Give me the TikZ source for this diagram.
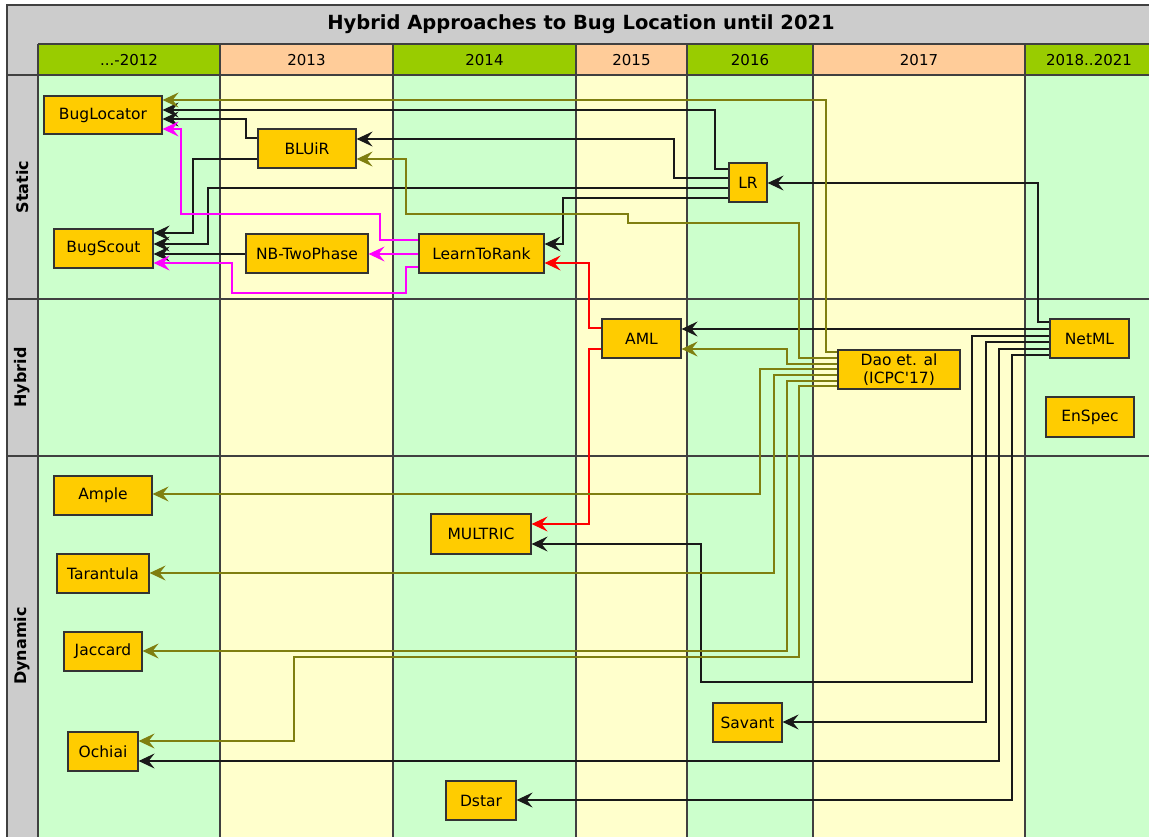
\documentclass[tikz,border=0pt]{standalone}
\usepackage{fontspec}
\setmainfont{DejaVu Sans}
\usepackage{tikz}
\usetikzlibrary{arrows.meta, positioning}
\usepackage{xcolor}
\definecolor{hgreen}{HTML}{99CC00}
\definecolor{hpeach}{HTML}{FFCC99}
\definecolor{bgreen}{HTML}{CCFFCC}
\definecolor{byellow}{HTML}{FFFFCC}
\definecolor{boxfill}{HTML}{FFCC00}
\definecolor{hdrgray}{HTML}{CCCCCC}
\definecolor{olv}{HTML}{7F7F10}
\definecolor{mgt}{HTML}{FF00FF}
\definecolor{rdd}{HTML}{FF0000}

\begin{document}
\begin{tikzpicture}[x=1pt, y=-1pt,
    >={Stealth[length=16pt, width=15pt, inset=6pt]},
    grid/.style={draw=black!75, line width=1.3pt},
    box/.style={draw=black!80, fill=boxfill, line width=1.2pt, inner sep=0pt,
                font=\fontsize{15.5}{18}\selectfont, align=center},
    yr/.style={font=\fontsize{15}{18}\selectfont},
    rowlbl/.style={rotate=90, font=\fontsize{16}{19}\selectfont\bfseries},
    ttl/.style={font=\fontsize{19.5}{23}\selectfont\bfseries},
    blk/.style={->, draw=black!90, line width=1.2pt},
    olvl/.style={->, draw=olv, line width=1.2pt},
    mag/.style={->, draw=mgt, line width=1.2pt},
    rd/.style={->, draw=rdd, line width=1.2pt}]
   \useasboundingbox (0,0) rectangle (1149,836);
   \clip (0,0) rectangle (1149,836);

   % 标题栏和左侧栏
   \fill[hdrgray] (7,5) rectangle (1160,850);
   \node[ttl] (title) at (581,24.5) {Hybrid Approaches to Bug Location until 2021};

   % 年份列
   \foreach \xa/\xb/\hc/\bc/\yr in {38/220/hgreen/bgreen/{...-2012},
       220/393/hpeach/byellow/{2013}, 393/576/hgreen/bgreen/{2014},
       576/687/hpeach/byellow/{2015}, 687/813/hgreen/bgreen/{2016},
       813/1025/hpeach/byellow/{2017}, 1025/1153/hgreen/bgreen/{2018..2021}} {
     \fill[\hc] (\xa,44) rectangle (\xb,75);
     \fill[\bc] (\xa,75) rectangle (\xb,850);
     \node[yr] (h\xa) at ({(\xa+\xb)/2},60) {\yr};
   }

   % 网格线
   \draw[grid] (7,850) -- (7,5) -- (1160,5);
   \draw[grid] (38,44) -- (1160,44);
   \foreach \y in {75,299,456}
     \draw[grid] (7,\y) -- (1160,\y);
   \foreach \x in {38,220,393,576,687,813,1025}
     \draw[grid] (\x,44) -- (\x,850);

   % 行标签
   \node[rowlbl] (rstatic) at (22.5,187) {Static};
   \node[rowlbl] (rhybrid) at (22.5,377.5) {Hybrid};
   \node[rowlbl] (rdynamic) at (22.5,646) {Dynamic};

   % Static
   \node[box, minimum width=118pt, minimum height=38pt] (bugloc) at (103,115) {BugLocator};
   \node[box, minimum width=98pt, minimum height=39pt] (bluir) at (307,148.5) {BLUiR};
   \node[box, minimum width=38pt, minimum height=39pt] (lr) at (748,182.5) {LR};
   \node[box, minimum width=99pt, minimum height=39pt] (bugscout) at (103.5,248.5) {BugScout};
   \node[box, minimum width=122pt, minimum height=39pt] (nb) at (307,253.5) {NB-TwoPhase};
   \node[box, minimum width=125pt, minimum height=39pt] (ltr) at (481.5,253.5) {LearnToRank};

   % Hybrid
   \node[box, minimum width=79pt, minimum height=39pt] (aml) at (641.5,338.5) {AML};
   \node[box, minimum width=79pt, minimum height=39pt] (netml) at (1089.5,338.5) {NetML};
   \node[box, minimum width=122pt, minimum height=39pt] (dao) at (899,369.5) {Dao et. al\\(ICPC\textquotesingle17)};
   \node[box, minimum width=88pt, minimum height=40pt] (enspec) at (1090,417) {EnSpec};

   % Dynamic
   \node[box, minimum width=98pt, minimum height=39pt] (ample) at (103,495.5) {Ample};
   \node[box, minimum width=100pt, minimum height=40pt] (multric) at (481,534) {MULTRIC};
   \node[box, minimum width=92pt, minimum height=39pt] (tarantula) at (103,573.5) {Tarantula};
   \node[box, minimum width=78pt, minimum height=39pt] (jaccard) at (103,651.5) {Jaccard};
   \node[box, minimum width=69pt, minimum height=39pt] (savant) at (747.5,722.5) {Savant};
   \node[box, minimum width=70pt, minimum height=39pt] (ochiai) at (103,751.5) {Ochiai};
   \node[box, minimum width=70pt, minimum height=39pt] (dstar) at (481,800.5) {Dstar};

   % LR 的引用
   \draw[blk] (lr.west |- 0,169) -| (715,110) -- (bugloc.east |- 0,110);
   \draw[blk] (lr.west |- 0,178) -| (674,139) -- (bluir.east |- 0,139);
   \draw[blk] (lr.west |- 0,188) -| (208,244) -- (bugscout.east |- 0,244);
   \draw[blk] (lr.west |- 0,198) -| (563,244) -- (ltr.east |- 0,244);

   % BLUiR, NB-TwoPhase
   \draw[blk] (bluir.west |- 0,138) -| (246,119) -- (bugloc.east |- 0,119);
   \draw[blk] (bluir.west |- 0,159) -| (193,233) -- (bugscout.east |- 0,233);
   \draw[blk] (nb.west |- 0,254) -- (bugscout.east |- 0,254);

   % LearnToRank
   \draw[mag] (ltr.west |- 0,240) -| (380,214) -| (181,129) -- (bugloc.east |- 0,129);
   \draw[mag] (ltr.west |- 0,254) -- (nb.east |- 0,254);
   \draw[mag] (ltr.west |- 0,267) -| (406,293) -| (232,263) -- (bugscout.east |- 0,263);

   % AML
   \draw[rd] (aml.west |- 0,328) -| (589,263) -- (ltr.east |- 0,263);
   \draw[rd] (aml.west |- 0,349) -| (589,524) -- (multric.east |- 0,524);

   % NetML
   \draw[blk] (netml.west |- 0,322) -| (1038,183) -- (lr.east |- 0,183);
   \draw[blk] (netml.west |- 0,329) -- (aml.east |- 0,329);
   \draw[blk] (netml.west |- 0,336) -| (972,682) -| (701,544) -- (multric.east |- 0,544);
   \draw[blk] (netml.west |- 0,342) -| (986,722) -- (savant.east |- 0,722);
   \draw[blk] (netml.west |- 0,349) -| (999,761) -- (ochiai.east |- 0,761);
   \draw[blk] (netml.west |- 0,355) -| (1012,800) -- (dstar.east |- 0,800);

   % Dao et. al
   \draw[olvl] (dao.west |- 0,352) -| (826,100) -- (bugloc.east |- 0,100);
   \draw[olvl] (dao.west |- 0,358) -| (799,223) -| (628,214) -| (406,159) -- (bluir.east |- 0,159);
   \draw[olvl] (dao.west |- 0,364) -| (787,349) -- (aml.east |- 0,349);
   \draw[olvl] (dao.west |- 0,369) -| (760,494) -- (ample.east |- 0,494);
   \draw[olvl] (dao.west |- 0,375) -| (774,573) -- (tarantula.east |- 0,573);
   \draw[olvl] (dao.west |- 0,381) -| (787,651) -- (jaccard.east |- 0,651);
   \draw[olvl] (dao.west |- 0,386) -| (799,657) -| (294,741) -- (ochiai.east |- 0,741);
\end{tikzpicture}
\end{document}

------------------------------------------------------------

> Required task
Copy out all of the data word for word. Do not carry over any picture.

> Answer in full
Give me the TikZ source for this diagram.
\documentclass[tikz,border=0pt]{standalone}
\usepackage{fontspec}
\setmainfont{DejaVu Sans}
\usepackage{tikz}
\usetikzlibrary{arrows.meta, positioning}
\usepackage{xcolor}
\definecolor{hgreen}{HTML}{99CC00}
\definecolor{hpeach}{HTML}{FFCC99}
\definecolor{bgreen}{HTML}{CCFFCC}
\definecolor{byellow}{HTML}{FFFFCC}
\definecolor{boxfill}{HTML}{FFCC00}
\definecolor{hdrgray}{HTML}{CCCCCC}
\definecolor{olv}{HTML}{7F7F10}
\definecolor{mgt}{HTML}{FF00FF}
\definecolor{rdd}{HTML}{FF0000}

\begin{document}
\begin{tikzpicture}[x=1pt, y=-1pt,
    >={Stealth[length=16pt, width=15pt, inset=6pt]},
    grid/.style={draw=black!75, line width=1.3pt},
    box/.style={draw=black!80, fill=boxfill, line width=1.2pt, inner sep=0pt,
                font=\fontsize{15.5}{18}\selectfont, align=center},
    yr/.style={font=\fontsize{15}{18}\selectfont},
    rowlbl/.style={rotate=90, font=\fontsize{16}{19}\selectfont\bfseries},
    ttl/.style={font=\fontsize{19.5}{23}\selectfont\bfseries},
    blk/.style={->, draw=black!90, line width=1.2pt},
    olvl/.style={->, draw=olv, line width=1.2pt},
    mag/.style={->, draw=mgt, line width=1.2pt},
    rd/.style={->, draw=rdd, line width=1.2pt}]
   \useasboundingbox (0,0) rectangle (1149,836);
   \clip (0,0) rectangle (1149,836);

   % 标题栏和左侧栏
   \fill[hdrgray] (7,5) rectangle (1160,850);
   \node[ttl] (title) at (581,24.5) {Hybrid Approaches to Bug Location until 2021};

   % 年份列
   \foreach \xa/\xb/\hc/\bc/\yr in {38/220/hgreen/bgreen/{...-2012},
       220/393/hpeach/byellow/{2013}, 393/576/hgreen/bgreen/{2014},
       576/687/hpeach/byellow/{2015}, 687/813/hgreen/bgreen/{2016},
       813/1025/hpeach/byellow/{2017}, 1025/1153/hgreen/bgreen/{2018..2021}} {
     \fill[\hc] (\xa,44) rectangle (\xb,75);
     \fill[\bc] (\xa,75) rectangle (\xb,850);
     \node[yr] (h\xa) at ({(\xa+\xb)/2},60) {\yr};
   }

   % 网格线
   \draw[grid] (7,850) -- (7,5) -- (1160,5);
   \draw[grid] (38,44) -- (1160,44);
   \foreach \y in {75,299,456}
     \draw[grid] (7,\y) -- (1160,\y);
   \foreach \x in {38,220,393,576,687,813,1025}
     \draw[grid] (\x,44) -- (\x,850);

   % 行标签
   \node[rowlbl] (rstatic) at (22.5,187) {Static};
   \node[rowlbl] (rhybrid) at (22.5,377.5) {Hybrid};
   \node[rowlbl] (rdynamic) at (22.5,646) {Dynamic};

   % Static
   \node[box, minimum width=118pt, minimum height=38pt] (bugloc) at (103,115) {BugLocator};
   \node[box, minimum width=98pt, minimum height=39pt] (bluir) at (307,148.5) {BLUiR};
   \node[box, minimum width=38pt, minimum height=39pt] (lr) at (748,182.5) {LR};
   \node[box, minimum width=99pt, minimum height=39pt] (bugscout) at (103.5,248.5) {BugScout};
   \node[box, minimum width=122pt, minimum height=39pt] (nb) at (307,253.5) {NB-TwoPhase};
   \node[box, minimum width=125pt, minimum height=39pt] (ltr) at (481.5,253.5) {LearnToRank};

   % Hybrid
   \node[box, minimum width=79pt, minimum height=39pt] (aml) at (641.5,338.5) {AML};
   \node[box, minimum width=79pt, minimum height=39pt] (netml) at (1089.5,338.5) {NetML};
   \node[box, minimum width=122pt, minimum height=39pt] (dao) at (899,369.5) {Dao et. al\\(ICPC\textquotesingle17)};
   \node[box, minimum width=88pt, minimum height=40pt] (enspec) at (1090,417) {EnSpec};

   % Dynamic
   \node[box, minimum width=98pt, minimum height=39pt] (ample) at (103,495.5) {Ample};
   \node[box, minimum width=100pt, minimum height=40pt] (multric) at (481,534) {MULTRIC};
   \node[box, minimum width=92pt, minimum height=39pt] (tarantula) at (103,573.5) {Tarantula};
   \node[box, minimum width=78pt, minimum height=39pt] (jaccard) at (103,651.5) {Jaccard};
   \node[box, minimum width=69pt, minimum height=39pt] (savant) at (747.5,722.5) {Savant};
   \node[box, minimum width=70pt, minimum height=39pt] (ochiai) at (103,751.5) {Ochiai};
   \node[box, minimum width=70pt, minimum height=39pt] (dstar) at (481,800.5) {Dstar};

   % LR 的引用
   \draw[blk] (lr.west |- 0,169) -| (715,110) -- (bugloc.east |- 0,110);
   \draw[blk] (lr.west |- 0,178) -| (674,139) -- (bluir.east |- 0,139);
   \draw[blk] (lr.west |- 0,188) -| (208,244) -- (bugscout.east |- 0,244);
   \draw[blk] (lr.west |- 0,198) -| (563,244) -- (ltr.east |- 0,244);

   % BLUiR, NB-TwoPhase
   \draw[blk] (bluir.west |- 0,138) -| (246,119) -- (bugloc.east |- 0,119);
   \draw[blk] (bluir.west |- 0,159) -| (193,233) -- (bugscout.east |- 0,233);
   \draw[blk] (nb.west |- 0,254) -- (bugscout.east |- 0,254);

   % LearnToRank
   \draw[mag] (ltr.west |- 0,240) -| (380,214) -| (181,129) -- (bugloc.east |- 0,129);
   \draw[mag] (ltr.west |- 0,254) -- (nb.east |- 0,254);
   \draw[mag] (ltr.west |- 0,267) -| (406,293) -| (232,263) -- (bugscout.east |- 0,263);

   % AML
   \draw[rd] (aml.west |- 0,328) -| (589,263) -- (ltr.east |- 0,263);
   \draw[rd] (aml.west |- 0,349) -| (589,524) -- (multric.east |- 0,524);

   % NetML
   \draw[blk] (netml.west |- 0,322) -| (1038,183) -- (lr.east |- 0,183);
   \draw[blk] (netml.west |- 0,329) -- (aml.east |- 0,329);
   \draw[blk] (netml.west |- 0,336) -| (972,682) -| (701,544) -- (multric.east |- 0,544);
   \draw[blk] (netml.west |- 0,342) -| (986,722) -- (savant.east |- 0,722);
   \draw[blk] (netml.west |- 0,349) -| (999,761) -- (ochiai.east |- 0,761);
   \draw[blk] (netml.west |- 0,355) -| (1012,800) -- (dstar.east |- 0,800);

   % Dao et. al
   \draw[olvl] (dao.west |- 0,352) -| (826,100) -- (bugloc.east |- 0,100);
   \draw[olvl] (dao.west |- 0,358) -| (799,223) -| (628,214) -| (406,159) -- (bluir.east |- 0,159);
   \draw[olvl] (dao.west |- 0,364) -| (787,349) -- (aml.east |- 0,349);
   \draw[olvl] (dao.west |- 0,369) -| (760,494) -- (ample.east |- 0,494);
   \draw[olvl] (dao.west |- 0,375) -| (774,573) -- (tarantula.east |- 0,573);
   \draw[olvl] (dao.west |- 0,381) -| (787,651) -- (jaccard.east |- 0,651);
   \draw[olvl] (dao.west |- 0,386) -| (799,657) -| (294,741) -- (ochiai.east |- 0,741);
\end{tikzpicture}
\end{document}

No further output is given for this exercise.